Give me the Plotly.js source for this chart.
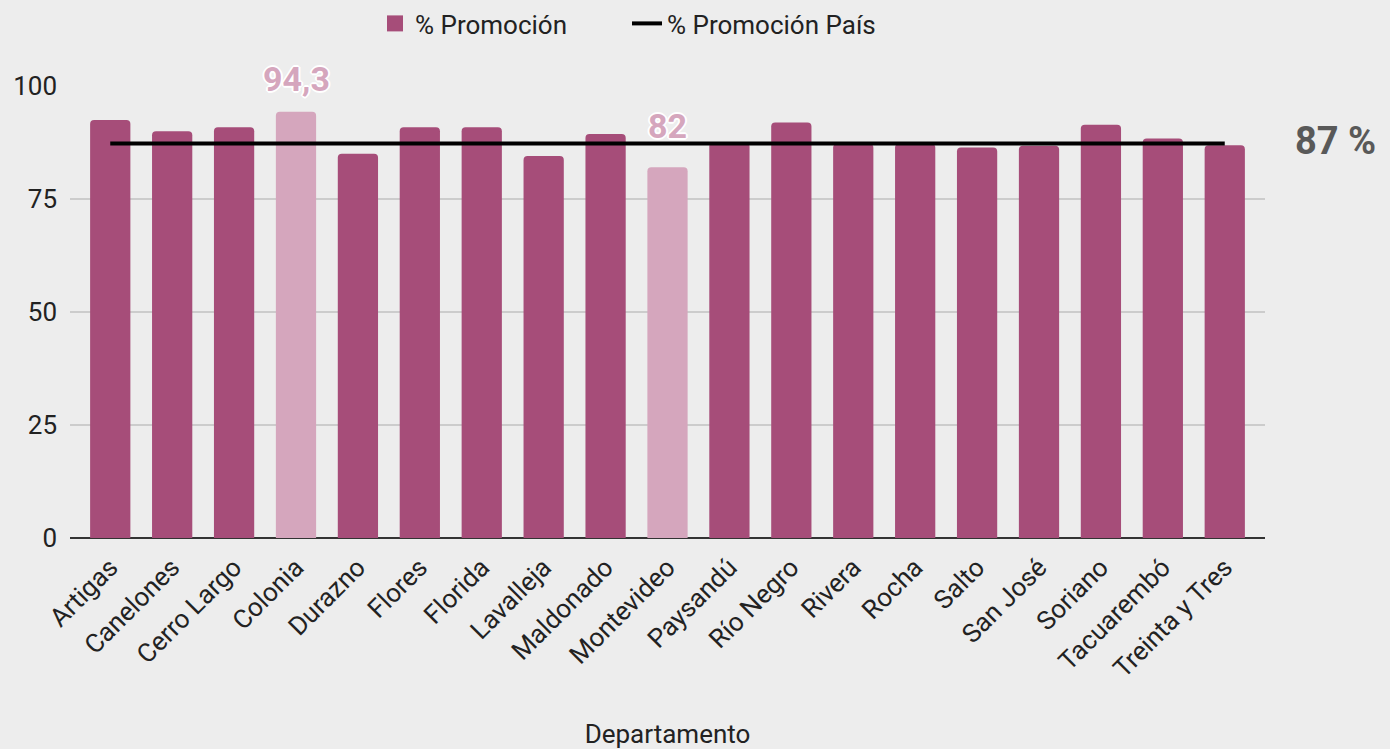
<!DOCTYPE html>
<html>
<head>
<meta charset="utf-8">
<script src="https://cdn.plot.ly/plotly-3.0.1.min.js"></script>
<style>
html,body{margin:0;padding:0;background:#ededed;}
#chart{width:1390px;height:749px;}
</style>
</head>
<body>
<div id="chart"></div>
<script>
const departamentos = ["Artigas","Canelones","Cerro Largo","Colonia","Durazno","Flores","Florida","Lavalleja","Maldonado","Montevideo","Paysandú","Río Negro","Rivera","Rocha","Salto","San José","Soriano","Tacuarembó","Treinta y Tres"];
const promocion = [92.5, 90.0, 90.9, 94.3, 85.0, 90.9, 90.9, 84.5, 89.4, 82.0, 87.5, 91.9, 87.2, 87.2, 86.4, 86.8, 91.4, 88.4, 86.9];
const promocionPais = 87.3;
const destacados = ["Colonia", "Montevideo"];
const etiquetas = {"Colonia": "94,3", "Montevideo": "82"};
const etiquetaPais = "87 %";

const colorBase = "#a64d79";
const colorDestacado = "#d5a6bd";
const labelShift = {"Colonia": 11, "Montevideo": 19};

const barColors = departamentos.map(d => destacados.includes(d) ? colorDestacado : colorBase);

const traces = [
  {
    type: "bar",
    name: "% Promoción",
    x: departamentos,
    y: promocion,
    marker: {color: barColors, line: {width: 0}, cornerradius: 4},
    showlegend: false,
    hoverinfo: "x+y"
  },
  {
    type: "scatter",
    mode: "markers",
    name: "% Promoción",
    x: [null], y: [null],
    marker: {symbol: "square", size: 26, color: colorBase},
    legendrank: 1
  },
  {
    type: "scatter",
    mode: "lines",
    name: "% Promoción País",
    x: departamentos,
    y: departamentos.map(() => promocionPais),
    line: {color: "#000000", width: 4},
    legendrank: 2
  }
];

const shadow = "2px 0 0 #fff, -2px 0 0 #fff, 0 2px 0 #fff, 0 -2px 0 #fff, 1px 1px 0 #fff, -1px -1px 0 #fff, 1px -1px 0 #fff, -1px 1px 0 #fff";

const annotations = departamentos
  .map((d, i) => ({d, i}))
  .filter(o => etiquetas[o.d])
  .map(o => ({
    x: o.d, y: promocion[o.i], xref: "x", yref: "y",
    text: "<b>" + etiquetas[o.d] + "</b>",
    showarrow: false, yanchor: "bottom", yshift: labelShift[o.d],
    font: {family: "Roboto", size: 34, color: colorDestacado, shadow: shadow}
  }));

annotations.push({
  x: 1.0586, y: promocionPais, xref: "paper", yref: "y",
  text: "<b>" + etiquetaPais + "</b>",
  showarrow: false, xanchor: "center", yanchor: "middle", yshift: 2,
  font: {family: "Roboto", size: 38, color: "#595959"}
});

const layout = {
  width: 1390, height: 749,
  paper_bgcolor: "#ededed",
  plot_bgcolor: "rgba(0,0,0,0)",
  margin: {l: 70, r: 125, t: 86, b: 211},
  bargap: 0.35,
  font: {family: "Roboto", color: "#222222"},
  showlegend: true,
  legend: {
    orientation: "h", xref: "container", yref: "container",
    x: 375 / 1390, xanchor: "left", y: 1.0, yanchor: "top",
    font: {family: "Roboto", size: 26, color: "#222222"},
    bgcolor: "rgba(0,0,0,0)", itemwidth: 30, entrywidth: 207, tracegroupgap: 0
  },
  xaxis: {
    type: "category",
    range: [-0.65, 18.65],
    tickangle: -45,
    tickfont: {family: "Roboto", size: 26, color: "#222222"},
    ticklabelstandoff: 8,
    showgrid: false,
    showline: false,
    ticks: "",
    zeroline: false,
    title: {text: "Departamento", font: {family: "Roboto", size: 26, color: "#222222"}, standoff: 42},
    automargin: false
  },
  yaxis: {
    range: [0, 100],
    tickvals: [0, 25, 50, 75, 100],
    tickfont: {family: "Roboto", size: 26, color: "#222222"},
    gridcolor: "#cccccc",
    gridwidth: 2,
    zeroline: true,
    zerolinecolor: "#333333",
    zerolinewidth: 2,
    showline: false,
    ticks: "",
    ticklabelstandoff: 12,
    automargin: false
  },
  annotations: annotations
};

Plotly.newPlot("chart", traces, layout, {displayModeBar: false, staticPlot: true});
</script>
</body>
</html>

□ □ □ □

■ Prompt: Except for the pictures, print the data above exactly.

■ Response:
Give me the Plotly.js source for this chart.
<!DOCTYPE html>
<html>
<head>
<meta charset="utf-8">
<script src="https://cdn.plot.ly/plotly-3.0.1.min.js"></script>
<style>
html,body{margin:0;padding:0;background:#ededed;}
#chart{width:1390px;height:749px;}
</style>
</head>
<body>
<div id="chart"></div>
<script>
const departamentos = ["Artigas","Canelones","Cerro Largo","Colonia","Durazno","Flores","Florida","Lavalleja","Maldonado","Montevideo","Paysandú","Río Negro","Rivera","Rocha","Salto","San José","Soriano","Tacuarembó","Treinta y Tres"];
const promocion = [92.5, 90.0, 90.9, 94.3, 85.0, 90.9, 90.9, 84.5, 89.4, 82.0, 87.5, 91.9, 87.2, 87.2, 86.4, 86.8, 91.4, 88.4, 86.9];
const promocionPais = 87.3;
const destacados = ["Colonia", "Montevideo"];
const etiquetas = {"Colonia": "94,3", "Montevideo": "82"};
const etiquetaPais = "87 %";

const colorBase = "#a64d79";
const colorDestacado = "#d5a6bd";
const labelShift = {"Colonia": 11, "Montevideo": 19};

const barColors = departamentos.map(d => destacados.includes(d) ? colorDestacado : colorBase);

const traces = [
  {
    type: "bar",
    name: "% Promoción",
    x: departamentos,
    y: promocion,
    marker: {color: barColors, line: {width: 0}, cornerradius: 4},
    showlegend: false,
    hoverinfo: "x+y"
  },
  {
    type: "scatter",
    mode: "markers",
    name: "% Promoción",
    x: [null], y: [null],
    marker: {symbol: "square", size: 26, color: colorBase},
    legendrank: 1
  },
  {
    type: "scatter",
    mode: "lines",
    name: "% Promoción País",
    x: departamentos,
    y: departamentos.map(() => promocionPais),
    line: {color: "#000000", width: 4},
    legendrank: 2
  }
];

const shadow = "2px 0 0 #fff, -2px 0 0 #fff, 0 2px 0 #fff, 0 -2px 0 #fff, 1px 1px 0 #fff, -1px -1px 0 #fff, 1px -1px 0 #fff, -1px 1px 0 #fff";

const annotations = departamentos
  .map((d, i) => ({d, i}))
  .filter(o => etiquetas[o.d])
  .map(o => ({
    x: o.d, y: promocion[o.i], xref: "x", yref: "y",
    text: "<b>" + etiquetas[o.d] + "</b>",
    showarrow: false, yanchor: "bottom", yshift: labelShift[o.d],
    font: {family: "Roboto", size: 34, color: colorDestacado, shadow: shadow}
  }));

annotations.push({
  x: 1.0586, y: promocionPais, xref: "paper", yref: "y",
  text: "<b>" + etiquetaPais + "</b>",
  showarrow: false, xanchor: "center", yanchor: "middle", yshift: 2,
  font: {family: "Roboto", size: 38, color: "#595959"}
});

const layout = {
  width: 1390, height: 749,
  paper_bgcolor: "#ededed",
  plot_bgcolor: "rgba(0,0,0,0)",
  margin: {l: 70, r: 125, t: 86, b: 211},
  bargap: 0.35,
  font: {family: "Roboto", color: "#222222"},
  showlegend: true,
  legend: {
    orientation: "h", xref: "container", yref: "container",
    x: 375 / 1390, xanchor: "left", y: 1.0, yanchor: "top",
    font: {family: "Roboto", size: 26, color: "#222222"},
    bgcolor: "rgba(0,0,0,0)", itemwidth: 30, entrywidth: 207, tracegroupgap: 0
  },
  xaxis: {
    type: "category",
    range: [-0.65, 18.65],
    tickangle: -45,
    tickfont: {family: "Roboto", size: 26, color: "#222222"},
    ticklabelstandoff: 8,
    showgrid: false,
    showline: false,
    ticks: "",
    zeroline: false,
    title: {text: "Departamento", font: {family: "Roboto", size: 26, color: "#222222"}, standoff: 42},
    automargin: false
  },
  yaxis: {
    range: [0, 100],
    tickvals: [0, 25, 50, 75, 100],
    tickfont: {family: "Roboto", size: 26, color: "#222222"},
    gridcolor: "#cccccc",
    gridwidth: 2,
    zeroline: true,
    zerolinecolor: "#333333",
    zerolinewidth: 2,
    showline: false,
    ticks: "",
    ticklabelstandoff: 12,
    automargin: false
  },
  annotations: annotations
};

Plotly.newPlot("chart", traces, layout, {displayModeBar: false, staticPlot: true});
</script>
</body>
</html>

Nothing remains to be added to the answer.